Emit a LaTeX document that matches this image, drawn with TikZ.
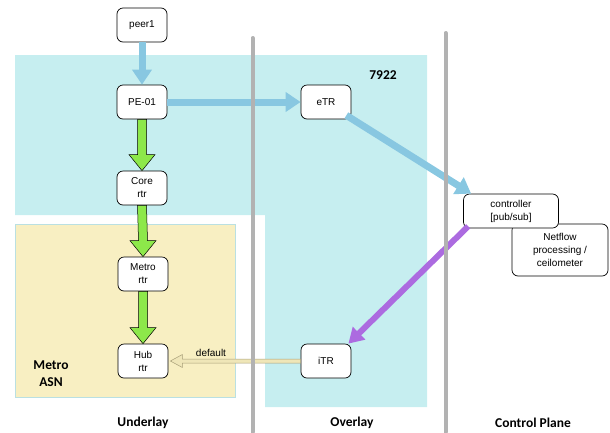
\documentclass[tikz,border=0pt]{standalone}
\usepackage{fontspec}
\setmainfont{Liberation Sans}
\newfontfamily\lblfont{Carlito}
\usetikzlibrary{arrows.meta,calc}
\definecolor{cyanbg}{HTML}{C6EEF0}
\definecolor{yelbg}{HTML}{F8EFC2}
\definecolor{blueln}{HTML}{88C7E1}
\definecolor{grnfill}{HTML}{8DE84A}
\definecolor{purpln}{HTML}{AC6BE0}
\definecolor{beige}{HTML}{EFE6B8}
\definecolor{beigeedge}{HTML}{A89F78}
\definecolor{divgray}{HTML}{B2B2B2}
\tikzset{
  box/.style={draw=black, fill=white, rounded corners=6pt, line width=0.7pt,
    minimum width=50pt, minimum height=34pt, inner sep=1pt, align=center,
    font=\fontsize{10}{13}\selectfont},
  bluearrow/.style={line width=7pt, draw=blueln, -{Triangle[length=15pt,width=19pt]}},
  purparrow/.style={line width=6pt, draw=purpln, -{Triangle[length=15pt,width=17pt]}},
  grnarrow/.style={draw=black, fill=grnfill, line width=0.5pt, line join=miter},
  defarrow/.style={draw=beigeedge, fill=beige, line width=0.5pt},
  divider/.style={line width=4pt, draw=divgray, line cap=round},
  lbl/.style={font=\lblfont\bfseries\fontsize{13.5}{17}\selectfont, align=center}
}
\begin{document}
\begin{tikzpicture}[x=1pt,y=-1pt]
\useasboundingbox (0,0) rectangle (610,432);
% regions
\fill[cyanbg] (15,55) -- (427,55) -- (427,407) -- (265,407) -- (265,215) -- (15,215) -- cycle;
\draw[fill=yelbg, draw=cyanbg!80!black!30!cyanbg, line width=0.6pt] (15,224) rectangle (235,397);

% nodes
\node[box] (peer) at (142,25) {peer1};
\node[box] (pe) at (142,102) {PE-01};
\node[box] (core) at (142,188) {Core\\rtr};
\node[box] (metro) at (143,274) {Metro\\rtr};
\node[box] (hub) at (143,361) {Hub\\rtr};
\node[box] (etr) at (326,102) {eTR};
\node[box] (itr) at (326,361) {iTR};
\node[box, minimum width=96pt, minimum height=52pt] (net) at (560,250) {Netflow\\processing /\\ceilometer};
\node[box, minimum width=95pt] (ctrl) at (511,211) {controller\\{[pub/sub]}};

% arrows
\draw[bluearrow] (peer.south) -- (pe.north);
\draw[bluearrow] (pe.east) -- (etr.west);
\draw[bluearrow] ($(etr.south east)+(-5,-4)$) -- ($(ctrl.north west)+(8,0)$);
\draw[purparrow] ($(ctrl.south west)+(5,-2)$) -- ($(itr.north east)+(-3,0)$);

\foreach \a/\b in {pe/core, core/metro, metro/hub}{
  \draw[grnarrow] ($(\a.south)+(-4.5,0)$) -- ($(\b.north)+(-4.5,-16)$) -- ($(\b.north)+(-13,-16)$)
    -- (\b.north) -- ($(\b.north)+(13,-16)$) -- ($(\b.north)+(4.5,-16)$) -- ($(\a.south)+(4.5,0)$) -- cycle;
}
\draw[defarrow] (itr.west) ++(0,-2) -- ($(hub.east)+(14,-2)$) -- ($(hub.east)+(14,-6.5)$)
  -- ($(hub.east)+(2,0)$) -- ($(hub.east)+(14,6.5)$) -- ($(hub.east)+(14,2)$) -- ($(itr.west)+(0,2)$) -- cycle;
\node[font=\fontsize{10}{12}\selectfont, anchor=base] (deflbl) at (211,356) {default};

% dividers
\draw[divider] (252.5,38) -- (252.5,432);
\draw[divider] (445.5,33) -- (445.5,432);

% labels
\node[lbl] (asn) at (383,75) {7922};
\node[lbl] (metroasn) at (51,374) {Metro\\ASN};
\node[lbl] (under) at (143,423) {Underlay};
\node[lbl] (over) at (352,423) {Overlay};
\node[lbl] (cp) at (533,423) {Control Plane};
\end{tikzpicture}
\end{document}
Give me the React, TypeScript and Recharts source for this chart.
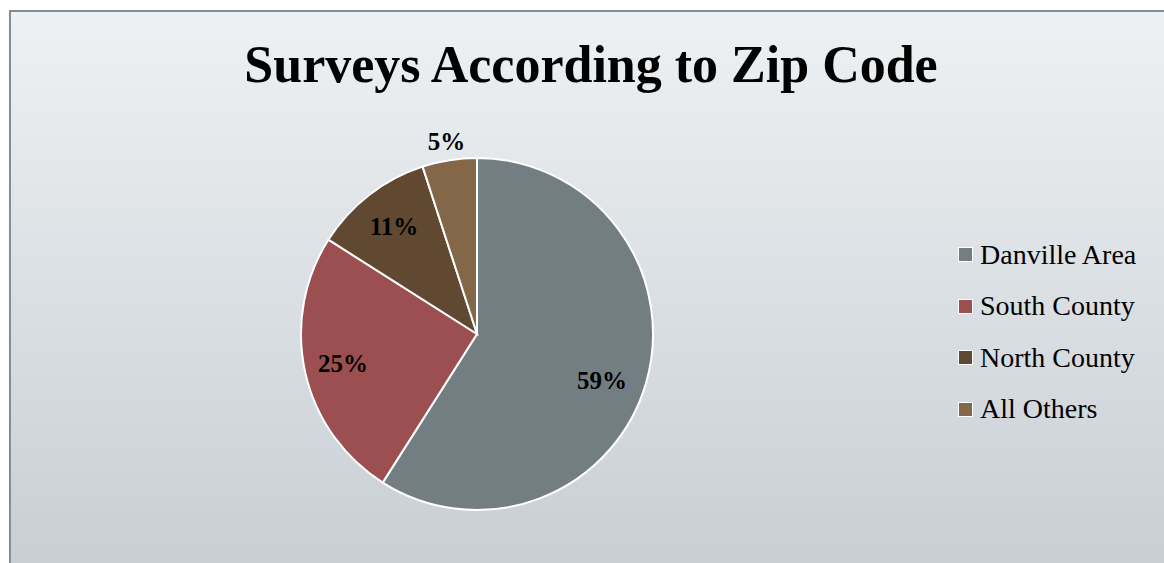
import { PieChart, Pie, Cell, Legend } from "recharts";

const regions = ["Danville Area", "South County", "North County", "All Others"];
const shares = [59, 25, 11, 5];
const colors = ["#737e83", "#9b4f50", "#614931", "#846649"];

// label distance from the center, as a share of the radius
const labelRadius = [0.74, 0.78, 0.77, 1.11];
const labelShiftY = [10, 0, 0, 0];

const data = regions.map((name, i) => ({ name, value: shares[i] }));
const total = shares.reduce((a, b) => a + b, 0);

const FONT = '"Palatino Linotype", "Book Antiqua", Palatino, "Liberation Serif", serif';
const RAD = Math.PI / 180;

const renderLabel = (props: any) => {
  const { cx, cy, midAngle, outerRadius, index, value } = props;
  const r = outerRadius * labelRadius[index];
  const x = cx + r * Math.cos(-midAngle * RAD);
  const y = cy + r * Math.sin(-midAngle * RAD) + labelShiftY[index];
  return (
    <text
      x={x}
      y={y}
      textAnchor="middle"
      dominantBaseline="central"
      fill="#000"
      fontFamily={FONT}
      fontWeight="bold"
      fontSize={25}
    >
      {Math.round((value / total) * 100)}%
    </text>
  );
};

const renderLegend = () => (
  <div style={{ fontFamily: FONT, fontSize: 28, color: "#000" }}>
    {regions.map((name, i) => (
      <div
        key={name}
        style={{ height: 51.5, display: "flex", alignItems: "center" }}
      >
        <span
          style={{
            width: 13,
            height: 13,
            background: colors[i],
            border: "1.5px solid #fff",
            marginRight: 7,
            display: "inline-block",
          }}
        />
        {name}
      </div>
    ))}
  </div>
);

export default function App() {
  return (
    <div
      style={{
        position: "fixed",
        left: 0,
        top: 0,
        width: 1164,
        height: 563,
        overflow: "hidden",
        background: "#fff",
      }}
    >
      <div
        style={{
          position: "absolute",
          left: 9,
          top: 10,
          width: 1180,
          height: 580,
          border: "2px solid #858e93",
          boxShadow: "1px 1px 2px rgba(0,0,0,0.25)",
          background: "linear-gradient(#eef1f3, #c6cdd3)",
        }}
      />
      <div
        style={{
          position: "absolute",
          left: 0,
          top: 35,
          width: 1182,
          textAlign: "center",
          fontFamily: FONT,
          fontWeight: "bold",
          fontSize: 52,
          color: "#000",
        }}
      >
        Surveys According to Zip Code
      </div>
      <div style={{ position: "absolute", left: 0, top: 0 }}>
        <PieChart
          width={1164}
          height={563}
          margin={{ top: 0, right: 0, bottom: 0, left: 0 }}
        >
          <Pie
            data={data}
            dataKey="value"
            nameKey="name"
            cx={477}
            cy={334}
            outerRadius={176}
            startAngle={90}
            endAngle={-270}
            stroke="#fff"
            strokeWidth={2}
            label={renderLabel}
            labelLine={false}
            isAnimationActive={false}
          >
            {data.map((d, i) => (
              <Cell key={d.name} fill={colors[i]} />
            ))}
          </Pie>
          <Legend
            layout="vertical"
            content={renderLegend}
            wrapperStyle={{ left: 958, top: 229, width: 206 }}
          />
        </PieChart>
      </div>
    </div>
  );
}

# Direction
Omit every image. Quote each record exactly.

# Correct result
Emit a LaTeX document that matches this image, drawn with TikZ.
\documentclass[tikz,border=0pt]{standalone}
\usepackage{fontspec}
\setmainfont{Liberation Sans}
\newfontfamily\lblfont{Carlito}
\usetikzlibrary{arrows.meta,calc}
\definecolor{cyanbg}{HTML}{C6EEF0}
\definecolor{yelbg}{HTML}{F8EFC2}
\definecolor{blueln}{HTML}{88C7E1}
\definecolor{grnfill}{HTML}{8DE84A}
\definecolor{purpln}{HTML}{AC6BE0}
\definecolor{beige}{HTML}{EFE6B8}
\definecolor{beigeedge}{HTML}{A89F78}
\definecolor{divgray}{HTML}{B2B2B2}
\tikzset{
  box/.style={draw=black, fill=white, rounded corners=6pt, line width=0.7pt,
    minimum width=50pt, minimum height=34pt, inner sep=1pt, align=center,
    font=\fontsize{10}{13}\selectfont},
  bluearrow/.style={line width=7pt, draw=blueln, -{Triangle[length=15pt,width=19pt]}},
  purparrow/.style={line width=6pt, draw=purpln, -{Triangle[length=15pt,width=17pt]}},
  grnarrow/.style={draw=black, fill=grnfill, line width=0.5pt, line join=miter},
  defarrow/.style={draw=beigeedge, fill=beige, line width=0.5pt},
  divider/.style={line width=4pt, draw=divgray, line cap=round},
  lbl/.style={font=\lblfont\bfseries\fontsize{13.5}{17}\selectfont, align=center}
}
\begin{document}
\begin{tikzpicture}[x=1pt,y=-1pt]
\useasboundingbox (0,0) rectangle (610,432);
% regions
\fill[cyanbg] (15,55) -- (427,55) -- (427,407) -- (265,407) -- (265,215) -- (15,215) -- cycle;
\draw[fill=yelbg, draw=cyanbg!80!black!30!cyanbg, line width=0.6pt] (15,224) rectangle (235,397);

% nodes
\node[box] (peer) at (142,25) {peer1};
\node[box] (pe) at (142,102) {PE-01};
\node[box] (core) at (142,188) {Core\\rtr};
\node[box] (metro) at (143,274) {Metro\\rtr};
\node[box] (hub) at (143,361) {Hub\\rtr};
\node[box] (etr) at (326,102) {eTR};
\node[box] (itr) at (326,361) {iTR};
\node[box, minimum width=96pt, minimum height=52pt] (net) at (560,250) {Netflow\\processing /\\ceilometer};
\node[box, minimum width=95pt] (ctrl) at (511,211) {controller\\{[pub/sub]}};

% arrows
\draw[bluearrow] (peer.south) -- (pe.north);
\draw[bluearrow] (pe.east) -- (etr.west);
\draw[bluearrow] ($(etr.south east)+(-5,-4)$) -- ($(ctrl.north west)+(8,0)$);
\draw[purparrow] ($(ctrl.south west)+(5,-2)$) -- ($(itr.north east)+(-3,0)$);

\foreach \a/\b in {pe/core, core/metro, metro/hub}{
  \draw[grnarrow] ($(\a.south)+(-4.5,0)$) -- ($(\b.north)+(-4.5,-16)$) -- ($(\b.north)+(-13,-16)$)
    -- (\b.north) -- ($(\b.north)+(13,-16)$) -- ($(\b.north)+(4.5,-16)$) -- ($(\a.south)+(4.5,0)$) -- cycle;
}
\draw[defarrow] (itr.west) ++(0,-2) -- ($(hub.east)+(14,-2)$) -- ($(hub.east)+(14,-6.5)$)
  -- ($(hub.east)+(2,0)$) -- ($(hub.east)+(14,6.5)$) -- ($(hub.east)+(14,2)$) -- ($(itr.west)+(0,2)$) -- cycle;
\node[font=\fontsize{10}{12}\selectfont, anchor=base] (deflbl) at (211,356) {default};

% dividers
\draw[divider] (252.5,38) -- (252.5,432);
\draw[divider] (445.5,33) -- (445.5,432);

% labels
\node[lbl] (asn) at (383,75) {7922};
\node[lbl] (metroasn) at (51,374) {Metro\\ASN};
\node[lbl] (under) at (143,423) {Underlay};
\node[lbl] (over) at (352,423) {Overlay};
\node[lbl] (cp) at (533,423) {Control Plane};
\end{tikzpicture}
\end{document}
Give me the React, TypeScript and Recharts source for this chart.
import { PieChart, Pie, Cell, Legend } from "recharts";

const regions = ["Danville Area", "South County", "North County", "All Others"];
const shares = [59, 25, 11, 5];
const colors = ["#737e83", "#9b4f50", "#614931", "#846649"];

// label distance from the center, as a share of the radius
const labelRadius = [0.74, 0.78, 0.77, 1.11];
const labelShiftY = [10, 0, 0, 0];

const data = regions.map((name, i) => ({ name, value: shares[i] }));
const total = shares.reduce((a, b) => a + b, 0);

const FONT = '"Palatino Linotype", "Book Antiqua", Palatino, "Liberation Serif", serif';
const RAD = Math.PI / 180;

const renderLabel = (props: any) => {
  const { cx, cy, midAngle, outerRadius, index, value } = props;
  const r = outerRadius * labelRadius[index];
  const x = cx + r * Math.cos(-midAngle * RAD);
  const y = cy + r * Math.sin(-midAngle * RAD) + labelShiftY[index];
  return (
    <text
      x={x}
      y={y}
      textAnchor="middle"
      dominantBaseline="central"
      fill="#000"
      fontFamily={FONT}
      fontWeight="bold"
      fontSize={25}
    >
      {Math.round((value / total) * 100)}%
    </text>
  );
};

const renderLegend = () => (
  <div style={{ fontFamily: FONT, fontSize: 28, color: "#000" }}>
    {regions.map((name, i) => (
      <div
        key={name}
        style={{ height: 51.5, display: "flex", alignItems: "center" }}
      >
        <span
          style={{
            width: 13,
            height: 13,
            background: colors[i],
            border: "1.5px solid #fff",
            marginRight: 7,
            display: "inline-block",
          }}
        />
        {name}
      </div>
    ))}
  </div>
);

export default function App() {
  return (
    <div
      style={{
        position: "fixed",
        left: 0,
        top: 0,
        width: 1164,
        height: 563,
        overflow: "hidden",
        background: "#fff",
      }}
    >
      <div
        style={{
          position: "absolute",
          left: 9,
          top: 10,
          width: 1180,
          height: 580,
          border: "2px solid #858e93",
          boxShadow: "1px 1px 2px rgba(0,0,0,0.25)",
          background: "linear-gradient(#eef1f3, #c6cdd3)",
        }}
      />
      <div
        style={{
          position: "absolute",
          left: 0,
          top: 35,
          width: 1182,
          textAlign: "center",
          fontFamily: FONT,
          fontWeight: "bold",
          fontSize: 52,
          color: "#000",
        }}
      >
        Surveys According to Zip Code
      </div>
      <div style={{ position: "absolute", left: 0, top: 0 }}>
        <PieChart
          width={1164}
          height={563}
          margin={{ top: 0, right: 0, bottom: 0, left: 0 }}
        >
          <Pie
            data={data}
            dataKey="value"
            nameKey="name"
            cx={477}
            cy={334}
            outerRadius={176}
            startAngle={90}
            endAngle={-270}
            stroke="#fff"
            strokeWidth={2}
            label={renderLabel}
            labelLine={false}
            isAnimationActive={false}
          >
            {data.map((d, i) => (
              <Cell key={d.name} fill={colors[i]} />
            ))}
          </Pie>
          <Legend
            layout="vertical"
            content={renderLegend}
            wrapperStyle={{ left: 958, top: 229, width: 206 }}
          />
        </PieChart>
      </div>
    </div>
  );
}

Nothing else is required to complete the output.